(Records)
——————————

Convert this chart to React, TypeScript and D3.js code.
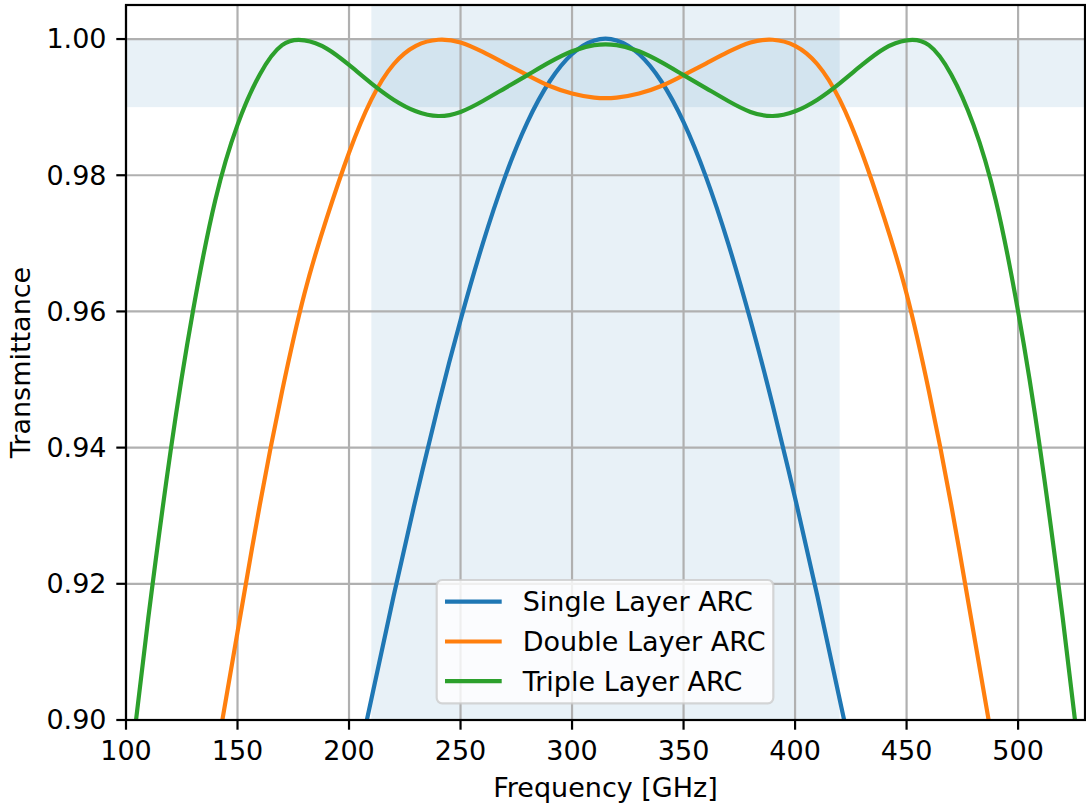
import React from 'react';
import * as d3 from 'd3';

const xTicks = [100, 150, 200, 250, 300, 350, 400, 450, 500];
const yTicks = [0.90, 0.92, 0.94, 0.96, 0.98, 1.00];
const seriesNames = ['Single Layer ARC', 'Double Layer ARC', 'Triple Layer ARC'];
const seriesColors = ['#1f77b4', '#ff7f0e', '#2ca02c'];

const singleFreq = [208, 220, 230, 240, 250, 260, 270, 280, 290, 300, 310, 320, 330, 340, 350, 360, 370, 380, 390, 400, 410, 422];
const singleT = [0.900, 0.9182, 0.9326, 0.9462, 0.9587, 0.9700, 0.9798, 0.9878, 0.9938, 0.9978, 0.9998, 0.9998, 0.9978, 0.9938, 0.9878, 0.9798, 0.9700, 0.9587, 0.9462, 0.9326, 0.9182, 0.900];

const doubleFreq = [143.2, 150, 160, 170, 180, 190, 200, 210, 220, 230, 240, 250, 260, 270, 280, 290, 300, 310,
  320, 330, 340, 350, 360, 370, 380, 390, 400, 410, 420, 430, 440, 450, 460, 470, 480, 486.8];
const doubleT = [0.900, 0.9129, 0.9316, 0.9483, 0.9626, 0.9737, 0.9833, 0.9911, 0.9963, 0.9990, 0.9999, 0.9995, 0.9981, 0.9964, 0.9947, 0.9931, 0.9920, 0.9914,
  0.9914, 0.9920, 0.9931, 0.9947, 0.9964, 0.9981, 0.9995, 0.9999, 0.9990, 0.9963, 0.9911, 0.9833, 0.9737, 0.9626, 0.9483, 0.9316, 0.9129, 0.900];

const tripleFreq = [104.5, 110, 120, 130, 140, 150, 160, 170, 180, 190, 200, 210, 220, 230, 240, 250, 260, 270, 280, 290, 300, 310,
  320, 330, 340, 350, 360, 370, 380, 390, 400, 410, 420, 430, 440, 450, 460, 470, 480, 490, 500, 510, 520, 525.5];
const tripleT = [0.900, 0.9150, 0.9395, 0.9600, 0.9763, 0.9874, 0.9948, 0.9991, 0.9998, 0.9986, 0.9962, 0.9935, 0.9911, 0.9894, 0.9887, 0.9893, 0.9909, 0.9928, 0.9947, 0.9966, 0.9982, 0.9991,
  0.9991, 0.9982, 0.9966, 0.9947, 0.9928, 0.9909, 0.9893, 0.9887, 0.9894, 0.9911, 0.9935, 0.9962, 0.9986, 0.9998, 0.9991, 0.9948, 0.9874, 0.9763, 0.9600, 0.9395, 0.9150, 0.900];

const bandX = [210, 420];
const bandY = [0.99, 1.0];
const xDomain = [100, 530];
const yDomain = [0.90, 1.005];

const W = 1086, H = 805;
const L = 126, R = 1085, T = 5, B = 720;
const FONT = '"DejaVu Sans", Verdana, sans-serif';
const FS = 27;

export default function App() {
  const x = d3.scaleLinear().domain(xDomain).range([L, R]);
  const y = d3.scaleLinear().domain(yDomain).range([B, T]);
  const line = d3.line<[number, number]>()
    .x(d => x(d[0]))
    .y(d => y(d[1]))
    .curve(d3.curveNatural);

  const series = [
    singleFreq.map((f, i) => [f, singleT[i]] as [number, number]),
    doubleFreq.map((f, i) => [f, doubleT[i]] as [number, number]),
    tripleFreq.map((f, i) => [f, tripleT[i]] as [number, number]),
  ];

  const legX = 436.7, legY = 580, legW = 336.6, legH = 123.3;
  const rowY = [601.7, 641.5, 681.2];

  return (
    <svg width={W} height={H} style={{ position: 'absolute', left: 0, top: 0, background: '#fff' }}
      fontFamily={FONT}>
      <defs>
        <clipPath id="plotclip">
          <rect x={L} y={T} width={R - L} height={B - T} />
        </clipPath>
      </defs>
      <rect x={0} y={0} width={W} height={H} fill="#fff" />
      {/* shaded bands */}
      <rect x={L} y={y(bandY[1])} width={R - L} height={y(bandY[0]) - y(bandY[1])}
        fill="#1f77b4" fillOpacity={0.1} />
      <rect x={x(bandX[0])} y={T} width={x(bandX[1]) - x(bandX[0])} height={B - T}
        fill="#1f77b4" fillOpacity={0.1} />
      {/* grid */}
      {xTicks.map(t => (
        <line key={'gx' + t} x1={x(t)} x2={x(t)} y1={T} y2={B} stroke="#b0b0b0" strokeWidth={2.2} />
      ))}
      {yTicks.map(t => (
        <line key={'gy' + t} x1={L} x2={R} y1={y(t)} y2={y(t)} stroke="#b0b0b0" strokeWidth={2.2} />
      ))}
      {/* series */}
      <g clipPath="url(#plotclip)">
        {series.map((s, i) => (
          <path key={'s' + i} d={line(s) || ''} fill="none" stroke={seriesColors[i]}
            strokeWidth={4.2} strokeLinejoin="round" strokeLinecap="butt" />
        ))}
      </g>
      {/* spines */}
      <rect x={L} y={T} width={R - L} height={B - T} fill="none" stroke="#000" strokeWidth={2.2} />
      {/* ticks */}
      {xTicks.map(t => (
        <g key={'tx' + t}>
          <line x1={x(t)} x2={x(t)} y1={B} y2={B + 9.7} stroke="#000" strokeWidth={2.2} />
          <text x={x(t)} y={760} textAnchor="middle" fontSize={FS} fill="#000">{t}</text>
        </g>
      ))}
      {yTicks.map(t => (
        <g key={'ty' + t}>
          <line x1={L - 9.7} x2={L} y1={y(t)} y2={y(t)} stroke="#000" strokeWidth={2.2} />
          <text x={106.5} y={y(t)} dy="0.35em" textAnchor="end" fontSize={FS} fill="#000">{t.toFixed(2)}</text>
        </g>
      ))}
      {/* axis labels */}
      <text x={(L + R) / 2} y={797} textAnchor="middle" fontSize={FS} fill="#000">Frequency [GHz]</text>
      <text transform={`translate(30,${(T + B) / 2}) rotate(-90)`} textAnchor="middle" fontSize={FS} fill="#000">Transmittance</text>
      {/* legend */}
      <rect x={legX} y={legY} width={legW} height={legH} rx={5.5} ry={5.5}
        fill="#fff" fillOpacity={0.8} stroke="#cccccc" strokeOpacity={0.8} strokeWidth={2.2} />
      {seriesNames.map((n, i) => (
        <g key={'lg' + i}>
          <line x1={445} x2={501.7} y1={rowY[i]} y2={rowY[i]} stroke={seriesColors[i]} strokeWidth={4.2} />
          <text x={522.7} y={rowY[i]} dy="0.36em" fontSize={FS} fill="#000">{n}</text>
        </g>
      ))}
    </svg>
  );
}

——————————

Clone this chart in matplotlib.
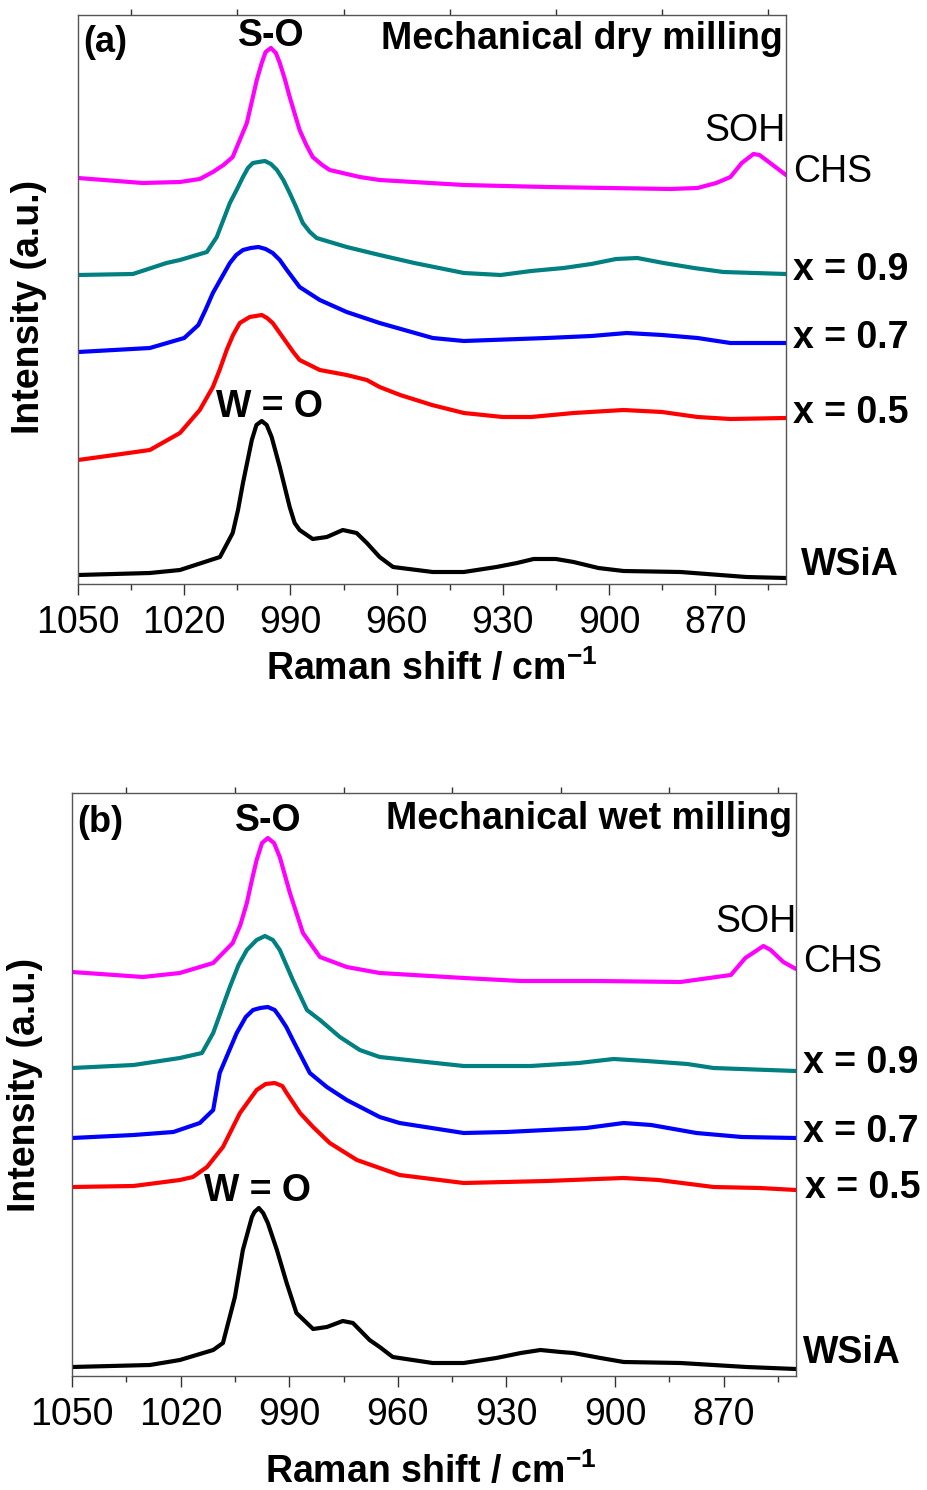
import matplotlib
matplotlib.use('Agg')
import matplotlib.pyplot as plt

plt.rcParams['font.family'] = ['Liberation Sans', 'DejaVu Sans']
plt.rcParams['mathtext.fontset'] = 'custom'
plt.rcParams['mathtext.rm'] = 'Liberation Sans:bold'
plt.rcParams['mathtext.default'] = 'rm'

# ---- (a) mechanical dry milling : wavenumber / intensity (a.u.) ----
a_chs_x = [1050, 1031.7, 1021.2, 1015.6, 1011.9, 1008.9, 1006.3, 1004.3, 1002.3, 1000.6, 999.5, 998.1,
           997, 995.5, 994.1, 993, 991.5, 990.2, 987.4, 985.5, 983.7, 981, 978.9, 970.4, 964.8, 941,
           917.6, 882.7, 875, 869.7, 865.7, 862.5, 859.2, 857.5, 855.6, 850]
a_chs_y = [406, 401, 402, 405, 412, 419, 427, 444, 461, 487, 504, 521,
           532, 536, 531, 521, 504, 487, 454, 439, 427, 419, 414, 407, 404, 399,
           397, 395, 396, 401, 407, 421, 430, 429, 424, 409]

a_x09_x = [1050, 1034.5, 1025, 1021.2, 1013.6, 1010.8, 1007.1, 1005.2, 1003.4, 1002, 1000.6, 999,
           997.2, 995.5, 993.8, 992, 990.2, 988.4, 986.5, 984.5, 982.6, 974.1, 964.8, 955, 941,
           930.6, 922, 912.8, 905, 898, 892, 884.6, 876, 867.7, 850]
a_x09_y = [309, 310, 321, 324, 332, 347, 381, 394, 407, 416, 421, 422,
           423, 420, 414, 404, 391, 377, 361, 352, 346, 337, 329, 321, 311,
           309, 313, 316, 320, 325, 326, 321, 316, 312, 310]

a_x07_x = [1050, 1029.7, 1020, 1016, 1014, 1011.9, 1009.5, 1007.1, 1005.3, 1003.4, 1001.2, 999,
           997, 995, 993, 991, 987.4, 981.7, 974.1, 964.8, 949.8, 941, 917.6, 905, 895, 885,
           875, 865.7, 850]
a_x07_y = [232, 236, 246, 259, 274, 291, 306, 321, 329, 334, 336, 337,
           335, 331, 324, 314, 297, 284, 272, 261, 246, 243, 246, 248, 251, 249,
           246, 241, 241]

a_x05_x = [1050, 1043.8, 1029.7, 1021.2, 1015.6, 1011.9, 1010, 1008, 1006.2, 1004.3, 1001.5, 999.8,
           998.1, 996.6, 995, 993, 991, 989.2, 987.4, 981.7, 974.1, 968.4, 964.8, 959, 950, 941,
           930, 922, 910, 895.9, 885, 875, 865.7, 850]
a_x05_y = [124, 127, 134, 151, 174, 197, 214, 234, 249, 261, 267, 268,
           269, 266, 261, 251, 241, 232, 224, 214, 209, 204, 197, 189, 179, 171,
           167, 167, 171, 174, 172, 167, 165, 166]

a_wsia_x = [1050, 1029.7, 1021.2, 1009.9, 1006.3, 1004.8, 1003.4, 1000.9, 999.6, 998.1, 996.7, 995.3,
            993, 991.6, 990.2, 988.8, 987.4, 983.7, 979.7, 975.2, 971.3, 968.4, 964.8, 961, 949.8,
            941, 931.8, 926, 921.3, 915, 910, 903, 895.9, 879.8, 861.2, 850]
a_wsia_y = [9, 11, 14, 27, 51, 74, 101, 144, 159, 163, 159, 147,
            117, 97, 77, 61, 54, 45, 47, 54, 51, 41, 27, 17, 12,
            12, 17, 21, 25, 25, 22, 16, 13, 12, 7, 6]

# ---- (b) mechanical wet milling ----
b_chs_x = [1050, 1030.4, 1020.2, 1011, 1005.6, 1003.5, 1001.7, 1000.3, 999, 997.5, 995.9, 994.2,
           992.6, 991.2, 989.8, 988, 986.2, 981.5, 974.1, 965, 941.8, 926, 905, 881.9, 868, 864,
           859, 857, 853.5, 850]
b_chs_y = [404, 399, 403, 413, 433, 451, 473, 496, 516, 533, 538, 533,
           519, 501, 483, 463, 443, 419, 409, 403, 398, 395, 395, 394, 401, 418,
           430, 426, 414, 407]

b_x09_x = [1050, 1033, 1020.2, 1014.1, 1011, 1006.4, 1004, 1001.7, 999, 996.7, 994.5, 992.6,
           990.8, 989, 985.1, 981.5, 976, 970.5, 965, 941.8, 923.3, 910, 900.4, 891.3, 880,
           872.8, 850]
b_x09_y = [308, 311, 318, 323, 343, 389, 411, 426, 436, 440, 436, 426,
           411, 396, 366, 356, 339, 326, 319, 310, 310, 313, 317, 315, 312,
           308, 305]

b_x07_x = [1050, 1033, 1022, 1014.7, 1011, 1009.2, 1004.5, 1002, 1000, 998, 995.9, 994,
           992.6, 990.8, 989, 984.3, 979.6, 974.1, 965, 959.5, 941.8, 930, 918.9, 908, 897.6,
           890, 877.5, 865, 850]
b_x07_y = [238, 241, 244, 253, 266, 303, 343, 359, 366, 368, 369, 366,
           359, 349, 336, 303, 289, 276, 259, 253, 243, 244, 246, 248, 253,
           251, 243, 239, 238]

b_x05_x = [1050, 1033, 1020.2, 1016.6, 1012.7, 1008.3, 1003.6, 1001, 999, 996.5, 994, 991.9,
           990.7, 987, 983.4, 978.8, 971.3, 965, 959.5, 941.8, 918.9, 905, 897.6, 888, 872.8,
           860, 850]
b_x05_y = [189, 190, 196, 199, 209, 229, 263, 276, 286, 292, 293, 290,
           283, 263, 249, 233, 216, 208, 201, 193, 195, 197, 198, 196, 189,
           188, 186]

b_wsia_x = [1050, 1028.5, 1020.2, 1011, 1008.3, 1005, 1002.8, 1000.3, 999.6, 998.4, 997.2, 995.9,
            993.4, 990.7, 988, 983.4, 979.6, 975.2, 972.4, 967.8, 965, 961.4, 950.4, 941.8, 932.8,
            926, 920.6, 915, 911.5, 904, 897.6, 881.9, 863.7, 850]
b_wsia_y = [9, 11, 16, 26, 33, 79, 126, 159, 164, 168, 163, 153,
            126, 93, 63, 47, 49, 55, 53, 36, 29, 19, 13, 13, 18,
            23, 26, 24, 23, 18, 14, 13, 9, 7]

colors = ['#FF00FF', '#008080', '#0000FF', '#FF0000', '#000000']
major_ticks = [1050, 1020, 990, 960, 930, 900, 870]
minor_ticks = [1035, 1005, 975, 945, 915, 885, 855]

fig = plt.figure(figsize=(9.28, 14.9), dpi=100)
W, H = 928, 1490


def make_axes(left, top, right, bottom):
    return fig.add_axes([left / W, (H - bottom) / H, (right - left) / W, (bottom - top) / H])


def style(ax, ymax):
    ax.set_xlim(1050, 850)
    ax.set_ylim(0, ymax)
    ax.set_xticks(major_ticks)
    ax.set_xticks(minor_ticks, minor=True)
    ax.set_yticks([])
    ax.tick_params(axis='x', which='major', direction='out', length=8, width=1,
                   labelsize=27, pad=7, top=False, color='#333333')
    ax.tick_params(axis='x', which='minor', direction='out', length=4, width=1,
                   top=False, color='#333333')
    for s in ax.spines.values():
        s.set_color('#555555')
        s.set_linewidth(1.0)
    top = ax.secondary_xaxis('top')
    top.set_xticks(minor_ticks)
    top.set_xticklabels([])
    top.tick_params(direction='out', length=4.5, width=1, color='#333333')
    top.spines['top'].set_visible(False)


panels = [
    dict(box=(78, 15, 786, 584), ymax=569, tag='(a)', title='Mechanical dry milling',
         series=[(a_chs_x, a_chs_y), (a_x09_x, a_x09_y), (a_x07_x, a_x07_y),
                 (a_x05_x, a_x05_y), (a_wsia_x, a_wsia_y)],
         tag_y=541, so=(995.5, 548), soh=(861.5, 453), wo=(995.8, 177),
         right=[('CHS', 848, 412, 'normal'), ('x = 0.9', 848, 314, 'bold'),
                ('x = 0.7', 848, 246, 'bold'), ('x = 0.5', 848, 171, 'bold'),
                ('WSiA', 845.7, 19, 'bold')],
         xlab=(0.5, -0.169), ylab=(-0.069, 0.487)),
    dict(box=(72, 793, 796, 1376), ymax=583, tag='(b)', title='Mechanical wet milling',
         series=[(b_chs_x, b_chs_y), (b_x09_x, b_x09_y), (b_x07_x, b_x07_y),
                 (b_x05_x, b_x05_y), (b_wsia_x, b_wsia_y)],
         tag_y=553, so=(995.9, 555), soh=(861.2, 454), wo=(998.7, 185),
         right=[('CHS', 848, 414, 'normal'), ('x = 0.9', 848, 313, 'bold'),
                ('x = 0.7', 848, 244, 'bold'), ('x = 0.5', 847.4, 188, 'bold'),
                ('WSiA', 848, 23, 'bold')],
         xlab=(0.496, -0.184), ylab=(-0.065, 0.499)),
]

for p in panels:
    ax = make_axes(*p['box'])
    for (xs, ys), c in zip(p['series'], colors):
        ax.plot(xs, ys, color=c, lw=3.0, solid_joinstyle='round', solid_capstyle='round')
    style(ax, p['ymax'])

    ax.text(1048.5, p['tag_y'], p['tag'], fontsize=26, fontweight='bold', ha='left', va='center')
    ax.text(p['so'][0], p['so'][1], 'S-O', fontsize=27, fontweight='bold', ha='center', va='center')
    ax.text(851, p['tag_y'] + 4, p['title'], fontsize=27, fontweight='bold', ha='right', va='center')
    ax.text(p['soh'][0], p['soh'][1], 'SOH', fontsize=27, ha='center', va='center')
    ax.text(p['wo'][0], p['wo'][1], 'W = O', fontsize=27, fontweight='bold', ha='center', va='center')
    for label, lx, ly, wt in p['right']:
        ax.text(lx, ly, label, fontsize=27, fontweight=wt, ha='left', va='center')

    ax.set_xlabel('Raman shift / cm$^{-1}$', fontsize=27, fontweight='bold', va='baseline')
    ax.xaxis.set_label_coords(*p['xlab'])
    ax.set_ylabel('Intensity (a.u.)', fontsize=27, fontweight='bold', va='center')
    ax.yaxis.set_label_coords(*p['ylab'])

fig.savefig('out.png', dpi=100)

——————————

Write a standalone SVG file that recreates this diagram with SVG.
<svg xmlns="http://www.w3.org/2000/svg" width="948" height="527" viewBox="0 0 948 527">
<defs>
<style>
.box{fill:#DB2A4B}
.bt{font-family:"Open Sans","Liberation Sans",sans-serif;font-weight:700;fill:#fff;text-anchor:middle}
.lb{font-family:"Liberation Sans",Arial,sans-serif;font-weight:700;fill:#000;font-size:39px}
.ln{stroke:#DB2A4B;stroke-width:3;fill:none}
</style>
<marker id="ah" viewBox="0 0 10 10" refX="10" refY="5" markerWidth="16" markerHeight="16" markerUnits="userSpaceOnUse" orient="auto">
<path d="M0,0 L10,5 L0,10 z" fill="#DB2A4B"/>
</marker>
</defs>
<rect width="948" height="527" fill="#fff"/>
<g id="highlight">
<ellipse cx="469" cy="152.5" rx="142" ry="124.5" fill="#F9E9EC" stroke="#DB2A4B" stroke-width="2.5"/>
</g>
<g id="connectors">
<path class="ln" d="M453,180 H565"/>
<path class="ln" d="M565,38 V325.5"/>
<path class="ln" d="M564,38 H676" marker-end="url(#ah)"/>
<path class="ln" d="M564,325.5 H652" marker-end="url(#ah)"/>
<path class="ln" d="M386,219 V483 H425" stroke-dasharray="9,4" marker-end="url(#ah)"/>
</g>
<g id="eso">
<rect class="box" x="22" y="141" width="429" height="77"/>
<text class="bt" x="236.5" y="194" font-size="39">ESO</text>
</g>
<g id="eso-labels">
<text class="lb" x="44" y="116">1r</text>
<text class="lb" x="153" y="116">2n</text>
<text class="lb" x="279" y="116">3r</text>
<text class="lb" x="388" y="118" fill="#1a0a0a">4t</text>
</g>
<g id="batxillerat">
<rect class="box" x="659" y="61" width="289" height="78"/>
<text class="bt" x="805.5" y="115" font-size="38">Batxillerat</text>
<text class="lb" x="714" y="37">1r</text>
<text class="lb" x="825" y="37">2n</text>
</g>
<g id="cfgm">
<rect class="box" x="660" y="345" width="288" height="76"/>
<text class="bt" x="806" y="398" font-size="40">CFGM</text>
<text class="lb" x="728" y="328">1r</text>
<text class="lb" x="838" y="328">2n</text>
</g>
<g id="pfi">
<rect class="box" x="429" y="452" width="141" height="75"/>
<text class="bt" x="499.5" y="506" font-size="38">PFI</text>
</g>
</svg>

——————————

## What you should do
Leaving the pictures out, write out exactly the lines from the line containing "Convert this chart" through the line containing "const seriesColors = ['#1f77b4', '#ff7f0e', '#2ca02c'];", both included.

## Output for this exercise
Convert this chart to React, TypeScript and D3.js code.
import React from 'react';
import * as d3 from 'd3';

const xTicks = [100, 150, 200, 250, 300, 350, 400, 450, 500];
const yTicks = [0.90, 0.92, 0.94, 0.96, 0.98, 1.00];
const seriesNames = ['Single Layer ARC', 'Double Layer ARC', 'Triple Layer ARC'];
const seriesColors = ['#1f77b4', '#ff7f0e', '#2ca02c'];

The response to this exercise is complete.